Prevaricações

Jorge Martins Bettencourt
13 de Janeiro de 2024

PREVARICAÇÕES  

O meu amigo Jorge Manuel Gonçalves exprimiu as dúvidas constitucionais e penais que lhe suscitaram as notícias de que o primeiro-ministro (PM) em exercício estaria a ser investigado por um crime de prevaricação devido a ter sido aprovada, em Conselho de Ministros, a denominada “lei malandra”. Fê-lo num texto de grande qualidade e rigor cuja leitura recomendo a todos os que como eu, leigo na matéria, queiram perceber o enquadramento jurídico do episódio e fazer uma interpretação crítica do que é dito e escrito na comunicação social e nas redes sociais.

No entanto, como cidadão, gostaria de ir um pouco mais longe na reflexão sobre o episódio, em particular sobre as consequências para o Estado de direito democrático consagrado no Artigo 2.º da Constituição da República Portuguesa. Mas antes quero deixar claro que entendo que se houver o mais leve indício de prevaricação no processo de elaboração e aprovação da “lei malandra”, o Ministério Público (MP) deve investigar com o máximo rigor, firmeza e celeridade a participação de todos os intervenientes, desde logo do PM e de todos os membros do governo envolvidos. Deve fazê-lo com os meios legais ao seu dispor, mantendo naturalmente a discrição e até o segredo que uma investigação judicial deve respeitar escrupulosamente.

Por outro lado, entendo que não deve haver qualquer complacência para com a promiscuidade de interesses que caracteriza muitas das relações de poder na sociedade portuguesa e para com a herança de décadas de corrupção, compadrio, favor e cunha. Entendo que a corrupção, assim como as outras práticas relacionadas, são profundamente negativas para a sociedade, geram injustiça e desigualdades e minam os alicerces da democracia, e como tal deve ser combatida por todos nós, sem excepção, exercendo a nossa cidadania e obrigando as instituições democráticas a cumprirem a sua missão.

Mas isso não impede que considere que o populismo, entendido como a ideologia dos campos antagónicos dos “nós” frágeis e puros e dos “eles” poderosos e perversos, da desconfiança relativamente ao pluralismo de interesses e preferências, aos mecanismos de negociação e compromisso, às instituições e procedimentos da democracia, está a usar as notícias sobre os casos de corrupção para atacar o regime democrático. Basta ler o que é publicado nas redes sociais e nas caixas de comentários dos órgãos de comunicação social para perceber do que falo, principalmente quando reiteradamente se associa a corrupção ao 25 de Abril e às regras do Estado de direito democrático.

De facto, o populismo ataca e ridiculariza os procedimentos da democracia, com o argumento de que dificultam o combate do que classifica como crime, mesmo antes de qualquer julgamento.

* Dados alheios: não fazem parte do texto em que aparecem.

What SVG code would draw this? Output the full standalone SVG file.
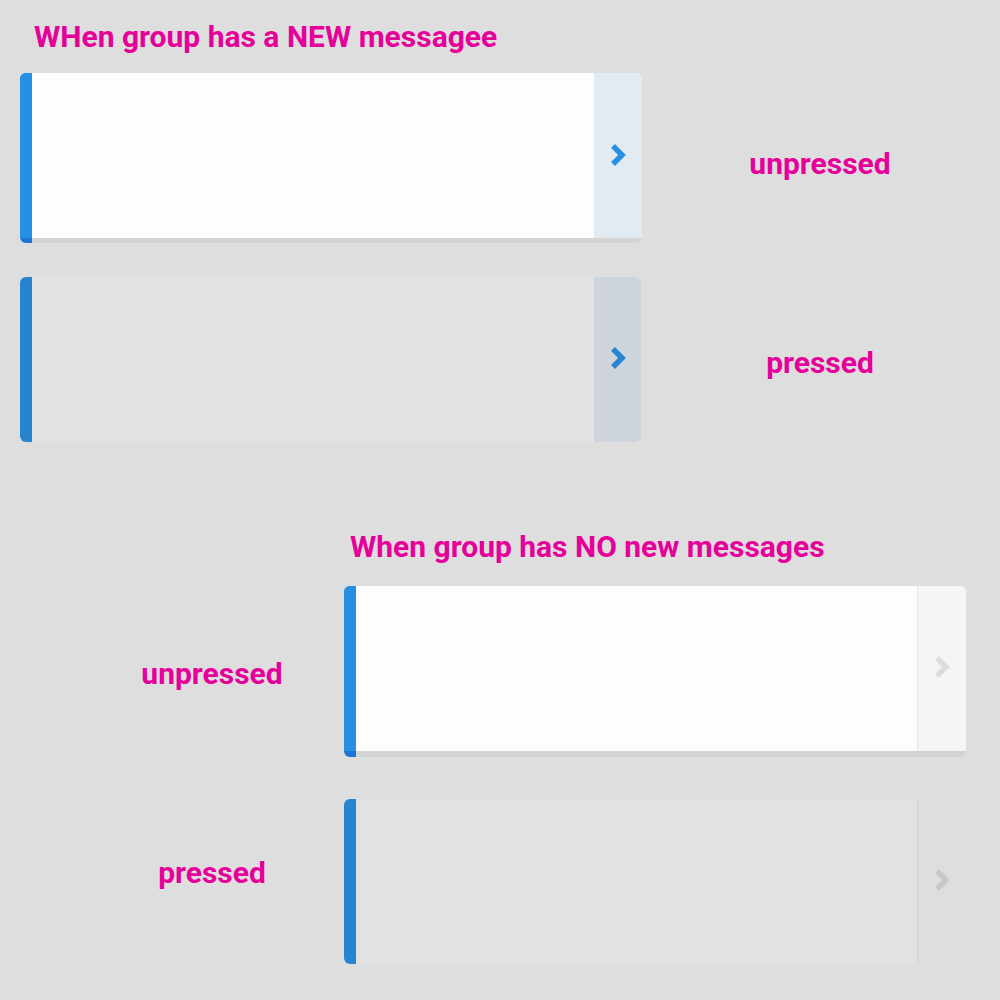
<svg xmlns="http://www.w3.org/2000/svg" width="1000" height="1000" viewBox="0 0 1000 1000">
<defs>
<style>
.lbl{font-family:Roboto,"Liberation Sans",sans-serif;font-weight:700;fill:#E6009A;font-size:30px}
.mid{text-anchor:middle}
.chev{fill:none;stroke-width:5.5;stroke-linejoin:miter}
</style>
<clipPath id="c1"><rect x="20" y="73" width="622" height="170" rx="6"/></clipPath>
<clipPath id="c2"><rect x="20" y="277" width="621" height="165" rx="6"/></clipPath>
<clipPath id="c3"><rect x="344" y="586" width="622" height="171" rx="6"/></clipPath>
<clipPath id="c4"><rect x="344" y="799" width="621" height="165" rx="6"/></clipPath>
</defs>
<rect width="1000" height="1000" fill="#DEDEDE"/>
<text class="lbl" x="34" y="47">WHen group has a NEW messagee</text>
<text class="lbl" x="350" y="557">When group has NO new messages</text>

<g id="card1">
<g clip-path="url(#c1)">
<rect x="20" y="73" width="622" height="170" fill="#D4D4D4"/>
<rect x="20" y="73" width="622" height="165" fill="#FDFDFD"/>
<rect x="594" y="73" width="48" height="165" fill="#E3EBF2"/>
<rect x="20" y="73" width="12" height="170" fill="#1976D2"/>
<rect x="20" y="73" width="12" height="165" fill="#2790E2"/>
</g>
<path class="chev" d="M613,146 L622,155 L613,164" stroke="#2790E2"/>
</g>
<text class="lbl mid" x="820" y="174">unpressed</text>

<g id="card2">
<g clip-path="url(#c2)">
<rect x="20" y="277" width="621" height="165" fill="#E2E2E2"/>
<rect x="594" y="277" width="47" height="165" fill="#CDD4DB"/>
<rect x="20" y="277" width="12" height="165" fill="#2684D0"/>
</g>
<path class="chev" d="M613,349 L622,358 L613,367" stroke="#2684D0"/>
</g>
<text class="lbl mid" x="820" y="373">pressed</text>

<g id="card3">
<g clip-path="url(#c3)">
<rect x="344" y="586" width="622" height="171" fill="#D4D4D4"/>
<rect x="344" y="586" width="622" height="165" fill="#FDFDFD"/>
<rect x="918" y="586" width="48" height="165" fill="#F5F5F5"/>
<rect x="917" y="586" width="1" height="165" fill="#E6E6E6"/>
<rect x="344" y="586" width="12" height="171" fill="#1976D2"/>
<rect x="344" y="586" width="12" height="165" fill="#2790E2"/>
</g>
<path class="chev" d="M937,658 L946,667 L937,676" stroke="#DCDCDC"/>
</g>
<text class="lbl mid" x="212" y="684">unpressed</text>

<g id="card4">
<g clip-path="url(#c4)">
<rect x="344" y="799" width="621" height="165" fill="#E2E2E2"/>
<rect x="918" y="799" width="47" height="165" fill="#DEDEDE"/>
<rect x="917" y="799" width="1" height="165" fill="#D4D4D4"/>
<rect x="344" y="799" width="12" height="165" fill="#2684D0"/>
</g>
<path class="chev" d="M937,871 L946,880 L937,889" stroke="#C8C8C8"/>
</g>
<text class="lbl mid" x="212" y="883">pressed</text>
</svg>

Abomina os direitos de defesa dos acusados, as garantias processuais e, em particular, a obrigação de quem acusa provar a acusação.

Acontece que no caso da investigação do processo de elaboração e aprovação da “lei malandra” o MP parece ter optado por não actuar com a discrição a que está institucionalmente obrigado. Através de um comunicado pouco claro e de uma alegada fuga de informação para o Observador, criou nos cidadãos a percepção (e é apenas de percepções que posso falar) de que um ministro, com a concordância do PM (“o gajo está completamente entusiasmado com isto", leu-se no jornal), terá feito uma “lei malandra” para beneficiar a Start Campus.

Antes de haver uma acusação, o MP criou condições, mesmo que involuntariamente, para que a comunicação social transmitisse aos cidadãos a ideia de que o processo legislativo dependeu apenas de uma ou duas pessoas, uma delas o PM, e que não houve qualquer mecanismo de verificação e responsabilização até à promulgação pelo Presidente da República.

E assim, mesmo não sendo essa a intenção, o MP abriu espaço para os populistas, que se aproveitam da deterioração do sistema político democrático e da falta de eficácia do combate aos grupos de interesses que mantêm as práticas de compadrio e corrupção entre o Estado e os privados para promover soluções autoritárias antidemocráticas, ganharem mais alguns seguidores.

E com isso minarem ainda mais o Estado de direito democrático consagrado no Artigo 2.º da nossa Constituição.